§ Directions for this task:
Make an exact copy of the data below, leaving out every picture.

§ Collected data:
#####
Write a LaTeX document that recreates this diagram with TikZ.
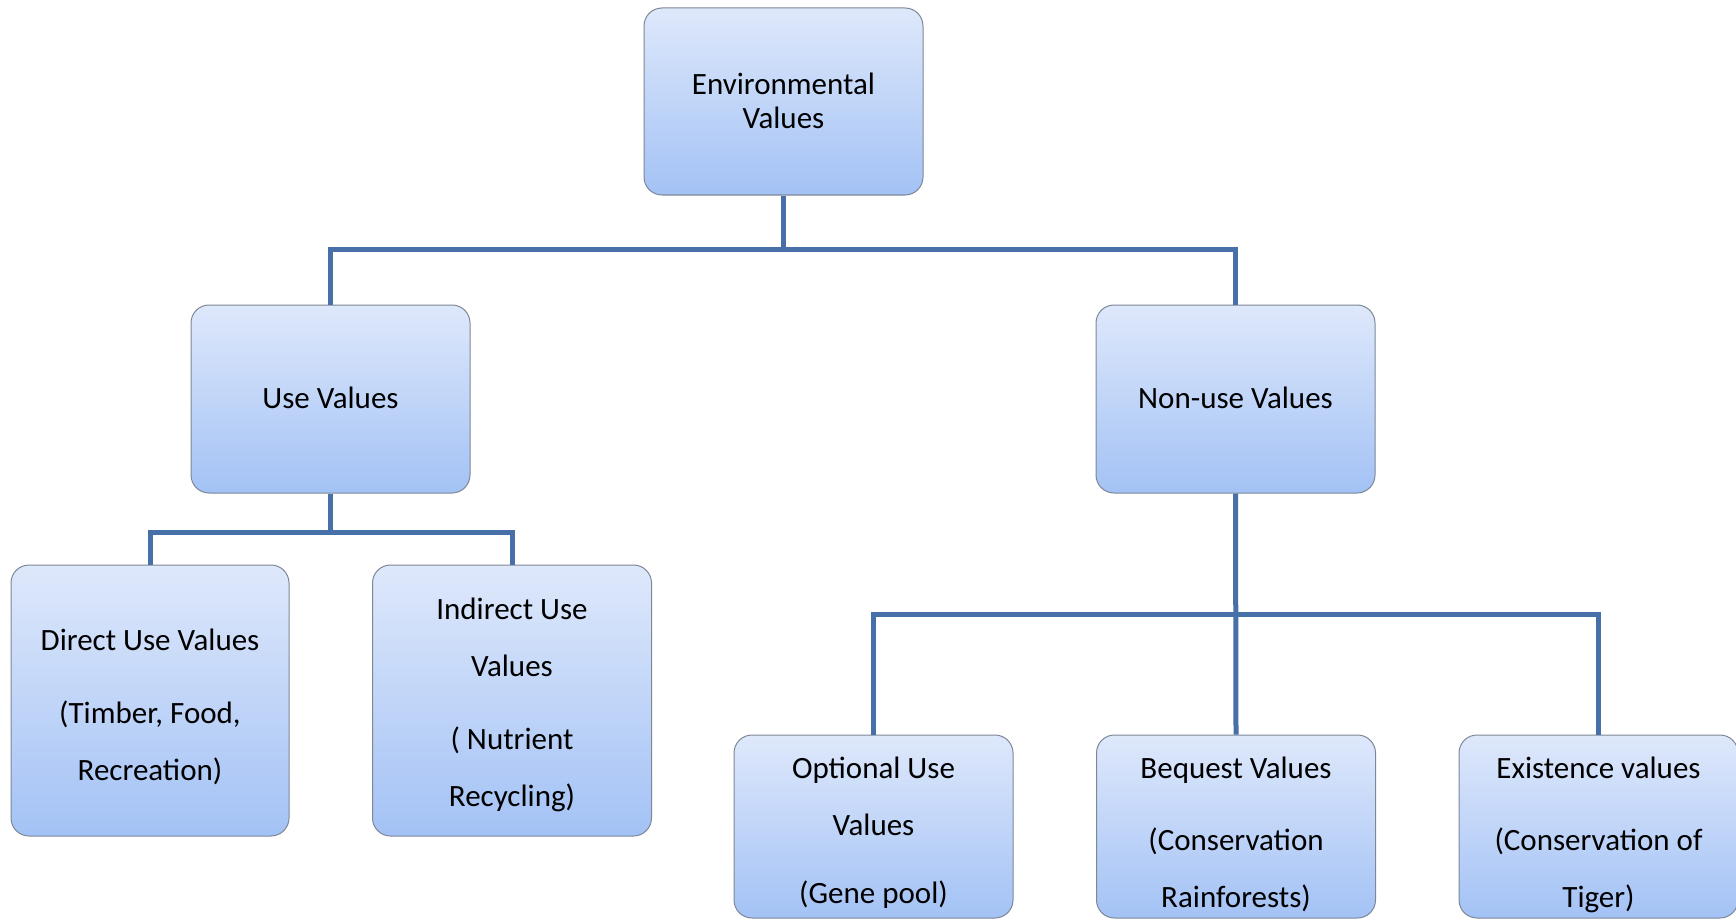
\documentclass[tikz,border=0pt]{standalone}
\usepackage{fontspec}
\setmainfont{Carlito}
\definecolor{boxtop}{RGB}{222,232,251}
\definecolor{boxbot}{RGB}{163,194,245}
\definecolor{boxedge}{RGB}{125,135,150}
\definecolor{connblue}{RGB}{72,112,168}
\tikzset{
  box/.style={draw=boxedge, line width=1pt, rounded corners=18pt,
    top color=boxtop, bottom color=boxbot, minimum width=279pt, inner sep=0pt},
  lbl/.style={font=\fontsize{31}{57}\selectfont, align=center, inner sep=0pt,
    anchor=north, text=black},
  conn/.style={draw=connblue, line width=5pt}
}
\newcommand{\fl}{\rule{0pt}{25pt}}
\begin{document}
\begin{tikzpicture}[x=1pt,y=-1pt]
\fill[white] (0,0) rectangle (1736,920);
\useasboundingbox (0,0) rectangle (1736,920);
\clip (0,0) rectangle (1736,920);
% boxes
\node[box, minimum height=187pt] (env) at (783.5,101.5) {};
\node[box, minimum height=188pt] (use) at (330.5,399) {};
\node[box, minimum height=188pt] (non) at (1235.5,399) {};
\node[box, minimum height=271pt, minimum width=278pt] (direct) at (150,700.5) {};
\node[box, minimum height=271pt] (indirect) at (512,700.5) {};
\node[box, minimum height=183pt] (optional) at (873.5,826.5) {};
\node[box, minimum height=183pt] (bequest) at (1236,826.5) {};
\node[box, minimum height=183pt] (existence) at (1598.5,826.5) {};
% texts
\node[lbl, font=\fontsize{31}{34}\selectfont] (envT) at (783.5,69) {\fl Environmental\\Values};
\node[lbl] (useT) at (330.5,383) {\fl Use Values};
\node[lbl] (nonT) at (1235.5,383) {\fl Non-use Values};
\node[lbl] (directT) at (150,625) {\fl Direct Use Values\\[16pt](Timber, Food,\\Recreation)};
\node[lbl] (indirectT) at (512,594) {\fl Indirect Use\\Values\\[16pt]( Nutrient\\Recycling)};
\node[lbl] (optionalT) at (873.5,753) {\fl Optional Use\\Values\\[11pt](Gene pool)};
\node[lbl] (bequestT) at (1236,753) {\fl Bequest Values\\[15pt](Conservation\\Rainforests)};
\node[lbl] (existenceT) at (1598.5,753) {\fl Existence values\\[15pt](Conservation of\\Tiger)};
% junctions
\coordinate (j1) at (783.5,249);
\coordinate (j2) at (330.5,532);
\coordinate (j3) at (1235.5,614);
% connectors
\draw[conn] (env.south) -- (j1);
\draw[conn] (use.north) |- (j1) -| (non.north);
\draw[conn] (use.south) -- (j2);
\draw[conn] (direct.north) |- (j2) -| (indirect.north);
\draw[conn] (non.south) -- (bequest.north);
\draw[conn] (optional.north) |- (j3) -| (existence.north);
\end{tikzpicture}
\end{document}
#####
§ Task output:
Write a LaTeX document that recreates this diagram with TikZ.
\documentclass[tikz,border=0pt]{standalone}
\usepackage{fontspec}
\setmainfont{Carlito}
\definecolor{boxtop}{RGB}{222,232,251}
\definecolor{boxbot}{RGB}{163,194,245}
\definecolor{boxedge}{RGB}{125,135,150}
\definecolor{connblue}{RGB}{72,112,168}
\tikzset{
  box/.style={draw=boxedge, line width=1pt, rounded corners=18pt,
    top color=boxtop, bottom color=boxbot, minimum width=279pt, inner sep=0pt},
  lbl/.style={font=\fontsize{31}{57}\selectfont, align=center, inner sep=0pt,
    anchor=north, text=black},
  conn/.style={draw=connblue, line width=5pt}
}
\newcommand{\fl}{\rule{0pt}{25pt}}
\begin{document}
\begin{tikzpicture}[x=1pt,y=-1pt]
\fill[white] (0,0) rectangle (1736,920);
\useasboundingbox (0,0) rectangle (1736,920);
\clip (0,0) rectangle (1736,920);
% boxes
\node[box, minimum height=187pt] (env) at (783.5,101.5) {};
\node[box, minimum height=188pt] (use) at (330.5,399) {};
\node[box, minimum height=188pt] (non) at (1235.5,399) {};
\node[box, minimum height=271pt, minimum width=278pt] (direct) at (150,700.5) {};
\node[box, minimum height=271pt] (indirect) at (512,700.5) {};
\node[box, minimum height=183pt] (optional) at (873.5,826.5) {};
\node[box, minimum height=183pt] (bequest) at (1236,826.5) {};
\node[box, minimum height=183pt] (existence) at (1598.5,826.5) {};
% texts
\node[lbl, font=\fontsize{31}{34}\selectfont] (envT) at (783.5,69) {\fl Environmental\\Values};
\node[lbl] (useT) at (330.5,383) {\fl Use Values};
\node[lbl] (nonT) at (1235.5,383) {\fl Non-use Values};
\node[lbl] (directT) at (150,625) {\fl Direct Use Values\\[16pt](Timber, Food,\\Recreation)};
\node[lbl] (indirectT) at (512,594) {\fl Indirect Use\\Values\\[16pt]( Nutrient\\Recycling)};
\node[lbl] (optionalT) at (873.5,753) {\fl Optional Use\\Values\\[11pt](Gene pool)};
\node[lbl] (bequestT) at (1236,753) {\fl Bequest Values\\[15pt](Conservation\\Rainforests)};
\node[lbl] (existenceT) at (1598.5,753) {\fl Existence values\\[15pt](Conservation of\\Tiger)};
% junctions
\coordinate (j1) at (783.5,249);
\coordinate (j2) at (330.5,532);
\coordinate (j3) at (1235.5,614);
% connectors
\draw[conn] (env.south) -- (j1);
\draw[conn] (use.north) |- (j1) -| (non.north);
\draw[conn] (use.south) -- (j2);
\draw[conn] (direct.north) |- (j2) -| (indirect.north);
\draw[conn] (non.south) -- (bequest.north);
\draw[conn] (optional.north) |- (j3) -| (existence.north);
\end{tikzpicture}
\end{document}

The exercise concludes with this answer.